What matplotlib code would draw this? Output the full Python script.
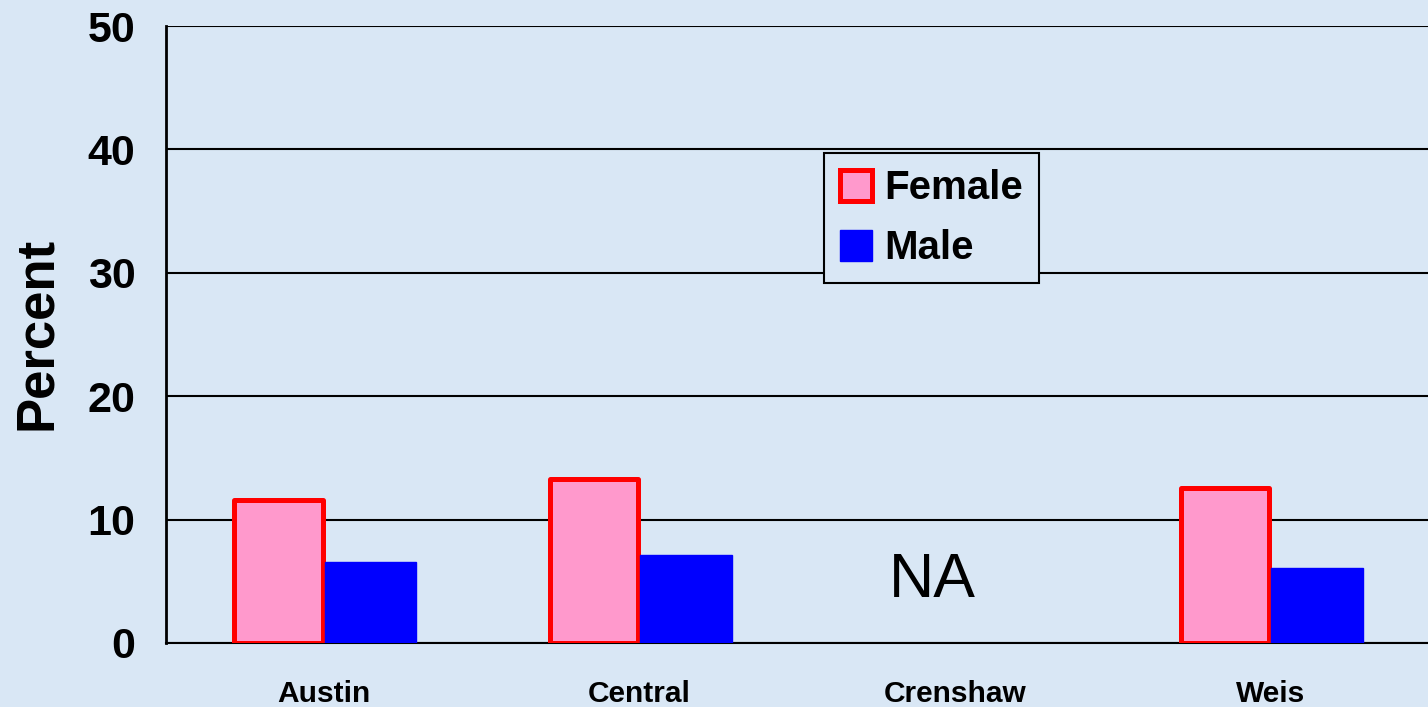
import numpy as np
import matplotlib.pyplot as plt

plt.rcParams['font.family'] = ['Liberation Sans', 'DejaVu Sans']

# Data
schools = ['Austin', 'Central', 'Crenshaw', 'Weis']
female = [11.6, 13.3, np.nan, 12.6]
male = [6.6, 7.1, np.nan, 6.1]
na_school = 'Crenshaw'

bg = '#d9e7f5'

fig = plt.figure(figsize=(14.28, 7.07), dpi=100, facecolor=bg)
ax = fig.add_axes([166 / 1428, 1 - 643 / 707, 1 - 166 / 1428, (643 - 26) / 707])
ax.set_facecolor(bg)

x = np.arange(len(schools))
w = 0.28
ax.bar(x - 0.143, female, w, color='#ff99cc', edgecolor='#ff0000',
       linewidth=3.6, label='Female', zorder=3, joinstyle='round')
ax.bar(x + 0.148, male, w + 0.01, color='#0000ff', edgecolor='#0000ff',
       linewidth=1.0, label='Male', zorder=4)

# NA note for the missing school
ax.text(schools.index(na_school) - 0.07, 5.1, 'NA', fontsize=45,
        ha='center', va='center', zorder=5)

ax.set_xlim(-0.5, 3.5)
ax.set_ylim(0, 50)
ax.set_yticks([0, 10, 20, 30, 40, 50])
ax.set_xticks(x)
ax.set_xticklabels(schools, fontsize=21.5, fontweight='bold')
ax.tick_params(axis='x', length=0, pad=27)
ax.tick_params(axis='y', length=0, pad=22, labelsize=31)
for lab in ax.get_yticklabels():
    lab.set_fontweight('bold')

ax.yaxis.grid(True, color='black', linewidth=1.5, zorder=1)
ax.set_axisbelow(True)
for s in ['top', 'right']:
    ax.spines[s].set_visible(False)
ax.spines['left'].set_linewidth(2)
ax.spines['bottom'].set_linewidth(1.5)

fig.text(37 / 1428, 1 - 333 / 707, 'Percent', rotation=90, fontsize=38,
         fontweight='bold', ha='center', va='center')

leg = ax.legend(loc='upper left', bbox_to_anchor=(0.5214, 0.794),
                borderaxespad=0, fancybox=False, framealpha=1,
                prop={'size': 29, 'weight': 'bold'}, handlelength=0.8,
                handleheight=0.8, handletextpad=0.3, labelspacing=0.55,
                borderpad=0.4, facecolor=bg, edgecolor='black')
leg.get_frame().set_linewidth(1.5)

fig.savefig('out.png', dpi=100, facecolor=bg)
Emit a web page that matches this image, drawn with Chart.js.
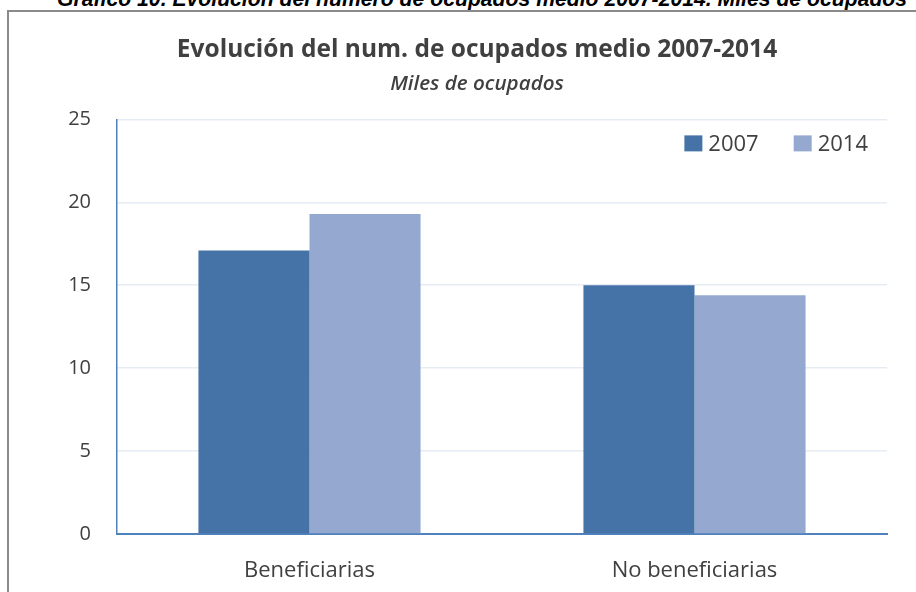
<!DOCTYPE html>
<html>
<head>
<meta charset="utf-8">
<script src="https://cdn.jsdelivr.net/npm/chart.js@4"></script>
<style>
  html, body { margin: 0; padding: 0; background: #fff; overflow: hidden; }
  body { width: 916px; height: 592px; position: relative; }
  #caption {
    position: absolute; left: 57px; top: -12px; white-space: nowrap;
    font: italic bold 21.2px "Liberation Sans", Arial, sans-serif; line-height: 21px; color: #000;
  }
  #box {
    position: absolute; left: 7px; top: 10px; width: 936px; height: 590px;
    border: 2px solid #8a8a8a; background: #fff;
  }
  canvas { display: block; }
</style>
</head>
<body>
<div id="caption">Gráfico 10. Evolución del número de ocupados medio 2007-2014. Miles de ocupados</div>
<div id="box"><canvas id="grafico" width="936" height="590"></canvas></div>
<script>
  const categorias = ["Beneficiarias", "No beneficiarias"];
  const anios = ["2007", "2014"];
  const valores2007 = [17.1, 15.0];
  const valores2014 = [19.3, 14.4];
  const ticksY = [0, 5, 10, 15, 20, 25];

  const colores = ['#4673a7', '#95a9d0'];
  const gris = '#404040';
  const fuente = '"Open Sans", sans-serif';

  // leyenda dibujada dentro del area del grafico, arriba a la derecha
  const leyendaDentro = {
    id: 'leyendaDentro',
    afterDraw(chart) {
      const ctx = chart.ctx;
      const area = chart.chartArea;
      ctx.save();
      ctx.font = '22px ' + fuente;
      ctx.textBaseline = 'middle';
      const caja = 18, sep = 6, hueco = 35;
      const items = chart.data.datasets.map(d => ({ label: d.label, color: d.backgroundColor }));
      let total = 0;
      items.forEach((it, i) => {
        total += caja + sep + ctx.measureText(it.label).width + (i < items.length - 1 ? hueco : 0);
      });
      let x = area.right - 19 - total;
      const y = area.top + 24;
      items.forEach(it => {
        ctx.fillStyle = it.color;
        ctx.fillRect(x, y - 8, caja, 16);
        x += caja + sep;
        ctx.fillStyle = gris;
        ctx.fillText(it.label, x, y + 1);
        x += ctx.measureText(it.label).width + hueco;
      });
      ctx.restore();
    }
  };

  new Chart(document.getElementById('grafico'), {
    type: 'bar',
    data: {
      labels: categorias,
      datasets: [
        { label: anios[0], data: valores2007, backgroundColor: colores[0] },
        { label: anios[1], data: valores2014, backgroundColor: colores[1] }
      ]
    },
    options: {
      responsive: false,
      animation: false,
      layout: { padding: 0 },
      datasets: { bar: { categoryPercentage: 0.577, barPercentage: 1.0 } },
      plugins: {
        legend: { display: false },
        tooltip: { enabled: false },
        title: {
          display: true,
          text: 'Evolución del num. de ocupados medio 2007-2014',
          color: gris,
          font: { family: fuente, size: 24.5, weight: 'bold', lineHeight: 1.25 },
          padding: { top: 23, bottom: 6 }
        },
        subtitle: {
          display: true,
          text: 'Miles de ocupados',
          color: gris,
          font: { family: fuente, size: 20.6, style: 'italic', weight: '600', lineHeight: 1.25 },
          padding: { top: 0, bottom: 22 }
        }
      },
      scales: {
        x: {
          grid: { display: false },
          border: { color: '#4f81bd', width: 2 },
          ticks: { color: gris, font: { family: fuente, size: 22 }, padding: 16 },
          afterFit(scale) { scale.height = 68; }
        },
        y: {
          min: 0,
          max: 25,
          afterBuildTicks(scale) { scale.ticks = ticksY.map(v => ({ value: v })); },
          grid: { color: '#e6ecf4', lineWidth: 1.5, drawTicks: false },
          border: { color: '#4f81bd', width: 1.5 },
          ticks: { color: gris, font: { family: fuente, size: 20 }, padding: 26 },
          afterFit(scale) { scale.width = 108; }
        },
        // eje vacio a la derecha solo para reservar el margen sin descentrar el titulo
        margen: {
          type: 'linear',
          position: 'right',
          display: true,
          grid: { display: false },
          border: { display: false },
          ticks: { display: false },
          afterFit(scale) { scale.width = 58; }
        }
      }
    },
    plugins: [leyendaDentro]
  });
</script>
</body>
</html>
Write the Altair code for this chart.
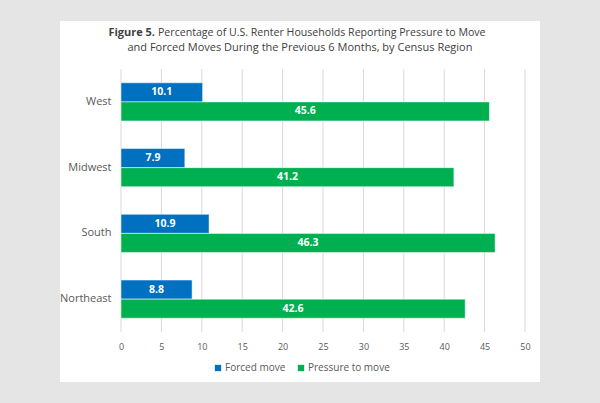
import altair as alt
import pandas as pd

regions = ["West", "Midwest", "South", "Northeast"]
series = ["Forced move", "Pressure to move"]
forced = [10.1, 7.9, 10.9, 8.8]
pressure = [45.6, 41.2, 46.3, 42.6]
colors = ["#0070C0", "#00B050"]
x_ticks = list(range(0, 51, 5))

title_bold = "Figure 5."
title_rest1 = "Percentage of U.S. Renter Households Reporting Pressure to Move"
title_line2 = "and Forced Moves During the Previous 6 Months, by Census Region"

FONT = "Open Sans"
W, H = 404, 263

rows = []
for r, f, p in zip(regions, forced, pressure):
    rows.append({"region": r, "series": series[0], "value": f})
    rows.append({"region": r, "series": series[1], "value": p})
df = pd.DataFrame(rows)

x_scale = alt.Scale(domain=[0, 50], nice=False)
x_axis = alt.Axis(values=x_ticks, labelColor="#595959", labelFontSize=9,
                  labelFont=FONT, ticks=False, domain=False, grid=False,
                  labelPadding=10, zindex=1, title=None, labelFlush=False)

y_enc = alt.Y("region:N", sort=regions, title=None,
              scale=alt.Scale(paddingInner=0.42, paddingOuter=0.21),
              axis=alt.Axis(labelColor="#595959", labelFontSize=11, labelFont=FONT,
                            ticks=False, domain=False, labelPadding=10, zindex=1))

panel = alt.Chart(pd.DataFrame({"a": [0]})).mark_rect(color="white").encode(
    x=alt.value(-61), x2=alt.value(419), y=alt.value(-48), y2=alt.value(313)
)

grid = alt.Chart(pd.DataFrame({"t": x_ticks})).mark_rule(
    color="#d9d9d9", strokeWidth=1).encode(
    x=alt.X("t:Q", scale=x_scale, axis=x_axis, title=None),
    y=alt.value(0), y2=alt.value(H),
)

bars = alt.Chart(df).mark_bar(stroke="white", strokeWidth=0.5).encode(
    y=y_enc,
    yOffset=alt.YOffset("series:N", sort=series),
    x=alt.X("value:Q", scale=x_scale, axis=x_axis, title=None),
    color=alt.Color("series:N", sort=series,
                    scale=alt.Scale(domain=series, range=colors),
                    legend=alt.Legend(title=None, orient="none", direction="horizontal",
                                      legendX=92, legendY=294, symbolType="square",
                                      symbolSize=40, symbolStrokeWidth=0,
                                      labelFont=FONT, labelFontSize=10,
                                      labelColor="#595959", columnPadding=10,
                                      labelOffset=2)),
)

labels = alt.Chart(df).transform_calculate(
    mid="datum.value / 2",
    lab="format(datum.value, '.1f')",
).mark_text(color="white", fontWeight="bold", fontSize=10.5, font=FONT).encode(
    y=alt.Y("region:N", sort=regions),
    yOffset=alt.YOffset("series:N", sort=series),
    x=alt.X("mid:Q"),
    text="lab:N",
)

tdf = pd.DataFrame({"bold": [title_bold], "rest": [title_rest1], "l2": [title_line2]})
t_bold = alt.Chart(tdf).mark_text(align="right", fontWeight="bold", fontSize=11,
                                  font=FONT, color="#404040").encode(
    x=alt.value(34), y=alt.value(-36), text="bold:N")
t_rest = alt.Chart(tdf).mark_text(align="left", fontSize=10.6, font=FONT,
                                  color="#404040").encode(
    x=alt.value(37), y=alt.value(-36), text="rest:N")
t_l2 = alt.Chart(tdf).mark_text(align="center", fontSize=11, font=FONT,
                                color="#404040").encode(
    x=alt.value(179), y=alt.value(-21), text="l2:N")

chart = alt.layer(panel, grid, bars, labels, t_bold, t_rest, t_l2).properties(
    width=W, height=H,
    autosize=alt.AutoSizeParams(type="none"),
    padding={"left": 121, "top": 69, "right": 75, "bottom": 71},
    background="#e5e5e5",
).configure_view(stroke=None)

chart.save("out.html", embed_options={"renderer": "svg", "actions": False})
§
# What is asked
Reproduce the records above from their first line to the line bearing "ax.set_facecolor(bg)", both ends included, leaving every picture out.

# Exercise response
What matplotlib code would draw this? Output the full Python script.
import numpy as np
import matplotlib.pyplot as plt

plt.rcParams['font.family'] = ['Liberation Sans', 'DejaVu Sans']

# Data
schools = ['Austin', 'Central', 'Crenshaw', 'Weis']
female = [11.6, 13.3, np.nan, 12.6]
male = [6.6, 7.1, np.nan, 6.1]
na_school = 'Crenshaw'

bg = '#d9e7f5'

fig = plt.figure(figsize=(14.28, 7.07), dpi=100, facecolor=bg)
ax = fig.add_axes([166 / 1428, 1 - 643 / 707, 1 - 166 / 1428, (643 - 26) / 707])
ax.set_facecolor(bg)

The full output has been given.